The struggles of becoming a better person by the poor actually causes more damage to their body system than imagined. The research carried out in the US explained the rich seems to live longer than the poor based on the body’s immune system’s level of stability.

As the lower class struggle to climb the social status ladder, the research points that it affects the way genes turn on and off within immune cells, and this can eventually cause negative effect. To fight infection in the  body system, the defense, particularly within a type of white blood cell called natural killer cells is not in order because of inflammation. Again, when the lower class gains improvement in social status or social support, it restores the stability of the immune cells.
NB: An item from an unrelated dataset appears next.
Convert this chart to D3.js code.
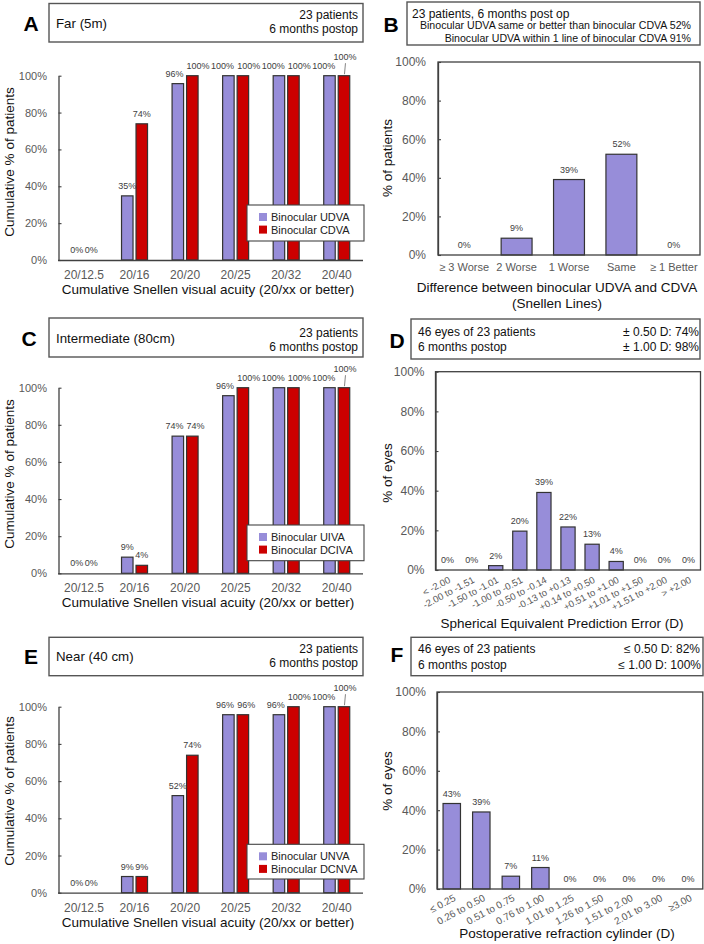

Jenny Tung, an assistant professor of evolutionary anthropology and biology at Duke University said: “Social status is one of the strongest predictors of human disease risk and mortality, and it also influences Darwinian fitness in social mammals more generally. Many human societies exhibit social gradients in health.

“Socioeconomic status has been called the “fundamental cause” of health inequalities, and, in the United States, differences between the highest versus lowest socioeconomic stratum may affect adult life span by more than a decade.

‘These patterns arise, in part, from differences in resource access and health risk behaviours. However, studies in hierarchically organised animal species suggest that they may also be more deeply embedded in our evolutionary history.”

She further stated that: “To understand the biological basis of these effects, we combined genomics with a social status manipulation in female rhesus macaques to investigate how status alters immune function.”

During the study, those whose status improved suffered less stress as they bonded through grooming and their immune cells also became more like high-ranking, in terms of which genes were turned on or off, when they improved their social standing. This could justify why poor and working class people have higher rates of inflammatory disorders such as heart disease and diabetes.